Data block -
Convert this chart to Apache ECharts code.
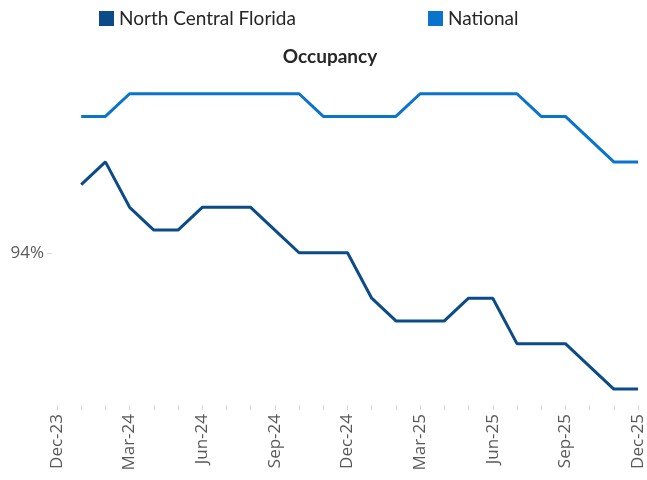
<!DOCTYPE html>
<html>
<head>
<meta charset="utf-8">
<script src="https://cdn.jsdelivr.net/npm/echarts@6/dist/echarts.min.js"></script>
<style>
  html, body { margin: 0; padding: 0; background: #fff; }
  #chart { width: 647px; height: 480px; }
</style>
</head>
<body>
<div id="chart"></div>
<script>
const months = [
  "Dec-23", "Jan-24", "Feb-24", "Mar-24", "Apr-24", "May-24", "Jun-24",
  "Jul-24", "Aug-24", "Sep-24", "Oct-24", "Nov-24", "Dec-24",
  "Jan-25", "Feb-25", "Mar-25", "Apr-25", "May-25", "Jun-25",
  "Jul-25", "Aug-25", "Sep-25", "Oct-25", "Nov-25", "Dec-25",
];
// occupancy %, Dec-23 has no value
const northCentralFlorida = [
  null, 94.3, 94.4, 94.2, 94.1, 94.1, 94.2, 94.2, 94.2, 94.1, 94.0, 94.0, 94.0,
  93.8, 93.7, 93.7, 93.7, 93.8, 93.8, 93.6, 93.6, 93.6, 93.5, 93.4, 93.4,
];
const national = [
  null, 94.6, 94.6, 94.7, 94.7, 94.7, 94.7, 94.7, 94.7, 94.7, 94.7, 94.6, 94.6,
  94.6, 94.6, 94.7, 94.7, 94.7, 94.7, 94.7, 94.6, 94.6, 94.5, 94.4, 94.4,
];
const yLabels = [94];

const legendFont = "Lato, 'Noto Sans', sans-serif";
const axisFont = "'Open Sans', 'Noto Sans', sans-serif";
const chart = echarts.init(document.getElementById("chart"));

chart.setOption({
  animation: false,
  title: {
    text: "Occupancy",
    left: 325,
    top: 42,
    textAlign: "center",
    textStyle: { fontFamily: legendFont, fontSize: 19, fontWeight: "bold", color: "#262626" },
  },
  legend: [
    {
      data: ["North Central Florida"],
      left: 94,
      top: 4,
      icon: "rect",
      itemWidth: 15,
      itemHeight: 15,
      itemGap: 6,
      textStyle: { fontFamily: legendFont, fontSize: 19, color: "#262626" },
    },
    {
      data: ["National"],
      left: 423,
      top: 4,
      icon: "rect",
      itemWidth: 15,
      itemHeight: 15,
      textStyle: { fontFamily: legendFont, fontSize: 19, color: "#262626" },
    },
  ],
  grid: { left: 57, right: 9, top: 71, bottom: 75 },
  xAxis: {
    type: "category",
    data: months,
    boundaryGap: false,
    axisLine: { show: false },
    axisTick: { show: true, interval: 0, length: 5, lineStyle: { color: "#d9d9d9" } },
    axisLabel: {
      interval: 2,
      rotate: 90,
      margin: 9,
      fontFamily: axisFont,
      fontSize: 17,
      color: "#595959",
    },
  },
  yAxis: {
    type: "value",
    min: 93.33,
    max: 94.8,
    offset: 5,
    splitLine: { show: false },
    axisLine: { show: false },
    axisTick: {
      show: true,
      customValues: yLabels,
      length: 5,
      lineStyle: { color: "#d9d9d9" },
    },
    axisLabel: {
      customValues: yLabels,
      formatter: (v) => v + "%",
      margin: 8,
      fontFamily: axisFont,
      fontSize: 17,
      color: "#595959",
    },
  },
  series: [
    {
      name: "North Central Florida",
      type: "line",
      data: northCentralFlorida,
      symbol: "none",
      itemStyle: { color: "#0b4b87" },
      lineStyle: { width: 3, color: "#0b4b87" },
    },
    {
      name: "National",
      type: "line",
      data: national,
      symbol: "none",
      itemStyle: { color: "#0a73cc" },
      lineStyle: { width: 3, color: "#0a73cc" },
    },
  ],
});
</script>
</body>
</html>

What the task requires -
Keep the pictures out of the copy and write out the data exactly as it stands.

Exercise output -
Convert this chart to Apache ECharts code.
<!DOCTYPE html>
<html>
<head>
<meta charset="utf-8">
<script src="https://cdn.jsdelivr.net/npm/echarts@6/dist/echarts.min.js"></script>
<style>
  html, body { margin: 0; padding: 0; background: #fff; }
  #chart { width: 647px; height: 480px; }
</style>
</head>
<body>
<div id="chart"></div>
<script>
const months = [
  "Dec-23", "Jan-24", "Feb-24", "Mar-24", "Apr-24", "May-24", "Jun-24",
  "Jul-24", "Aug-24", "Sep-24", "Oct-24", "Nov-24", "Dec-24",
  "Jan-25", "Feb-25", "Mar-25", "Apr-25", "May-25", "Jun-25",
  "Jul-25", "Aug-25", "Sep-25", "Oct-25", "Nov-25", "Dec-25",
];
// occupancy %, Dec-23 has no value
const northCentralFlorida = [
  null, 94.3, 94.4, 94.2, 94.1, 94.1, 94.2, 94.2, 94.2, 94.1, 94.0, 94.0, 94.0,
  93.8, 93.7, 93.7, 93.7, 93.8, 93.8, 93.6, 93.6, 93.6, 93.5, 93.4, 93.4,
];
const national = [
  null, 94.6, 94.6, 94.7, 94.7, 94.7, 94.7, 94.7, 94.7, 94.7, 94.7, 94.6, 94.6,
  94.6, 94.6, 94.7, 94.7, 94.7, 94.7, 94.7, 94.6, 94.6, 94.5, 94.4, 94.4,
];
const yLabels = [94];

const legendFont = "Lato, 'Noto Sans', sans-serif";
const axisFont = "'Open Sans', 'Noto Sans', sans-serif";
const chart = echarts.init(document.getElementById("chart"));

chart.setOption({
  animation: false,
  title: {
    text: "Occupancy",
    left: 325,
    top: 42,
    textAlign: "center",
    textStyle: { fontFamily: legendFont, fontSize: 19, fontWeight: "bold", color: "#262626" },
  },
  legend: [
    {
      data: ["North Central Florida"],
      left: 94,
      top: 4,
      icon: "rect",
      itemWidth: 15,
      itemHeight: 15,
      itemGap: 6,
      textStyle: { fontFamily: legendFont, fontSize: 19, color: "#262626" },
    },
    {
      data: ["National"],
      left: 423,
      top: 4,
      icon: "rect",
      itemWidth: 15,
      itemHeight: 15,
      textStyle: { fontFamily: legendFont, fontSize: 19, color: "#262626" },
    },
  ],
  grid: { left: 57, right: 9, top: 71, bottom: 75 },
  xAxis: {
    type: "category",
    data: months,
    boundaryGap: false,
    axisLine: { show: false },
    axisTick: { show: true, interval: 0, length: 5, lineStyle: { color: "#d9d9d9" } },
    axisLabel: {
      interval: 2,
      rotate: 90,
      margin: 9,
      fontFamily: axisFont,
      fontSize: 17,
      color: "#595959",
    },
  },
  yAxis: {
    type: "value",
    min: 93.33,
    max: 94.8,
    offset: 5,
    splitLine: { show: false },
    axisLine: { show: false },
    axisTick: {
      show: true,
      customValues: yLabels,
      length: 5,
      lineStyle: { color: "#d9d9d9" },
    },
    axisLabel: {
      customValues: yLabels,
      formatter: (v) => v + "%",
      margin: 8,
      fontFamily: axisFont,
      fontSize: 17,
      color: "#595959",
    },
  },
  series: [
    {
      name: "North Central Florida",
      type: "line",
      data: northCentralFlorida,
      symbol: "none",
      itemStyle: { color: "#0b4b87" },
      lineStyle: { width: 3, color: "#0b4b87" },
    },
    {
      name: "National",
      type: "line",
      data: national,
      symbol: "none",
      itemStyle: { color: "#0a73cc" },
      lineStyle: { width: 3, color: "#0a73cc" },
    },
  ],
});
</script>
</body>
</html>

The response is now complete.